I could probably list every single song in that jukebox, down to the most obscure, and it was over thirty years ago. Not much of it was very good. But it was generally fun and disposable, like popular entertainment should be, but rarely is, any more. There was:
Led Zeppelin
Harry Nilsson
Dr John
Hollies
Beatles
Rolling Stones
Eric Clapton
The Beach Boys
Badfinger
Moody Blues
More Led Zeppelin
Grand Funk Railroad
Elton John
Wings
Billy Paul
Billy Preston
Earth Wind and Fire
Still more Led Zeppelin
Gilbert O’Sullivan
Looking Glass
Marvin Gaye
Aerosmith
The Rasberries…
Well, you get the picture. Nothing much recorded at La Scala. Nothing much recorded in a gospel church. Now, having enough money to put into a jukebox was a foreign concept to me. The thing would play anyway, and you’d hear everything in it no matter what, eventually. I recall the only time an insurrection against the thing was mounted, when some wisenheimer pumped a buck or two into the thing and selected “Dogs Barking Christmas Carols” 15 straight times. After about five minutes, a grim and resolute shop teacher marched over, pulled the enormous contraption away from the wall, and yanked the plug. I’m certain it’s the only cheer the prickly old fellow ever heard from his charges.

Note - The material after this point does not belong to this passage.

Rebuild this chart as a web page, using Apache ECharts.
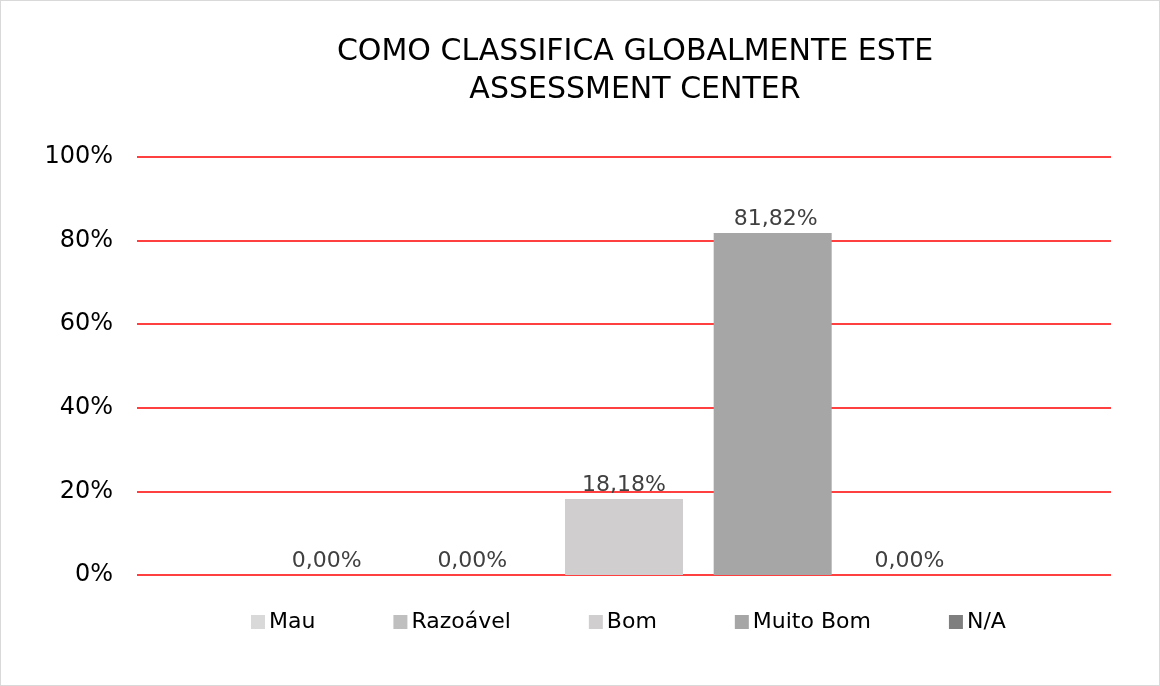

This one comes back to me though, and kindly:
The man, and the topic, was a world away from me. I was unlikely to adopt his huggybear/trotsky cap or his owlish glasses. But really, to a fifteen year old, looking into a world of dead ends, who could say it better, and funkier, than Curtis Mayfield?
Ask him his dream
What does it mean?
He wouldn’t know…
One Response
Once upon a time, I did a stint at Camp Hanson, Okinawa right before the first Gulf War. In the O'Club, there were two records on the jukebox with four songs: B52's Roam/Loveshack & George Strait's There's a Tear in my Beer/Oceanfront Property. Any of those songs instantly transports me back to that sad watering hole.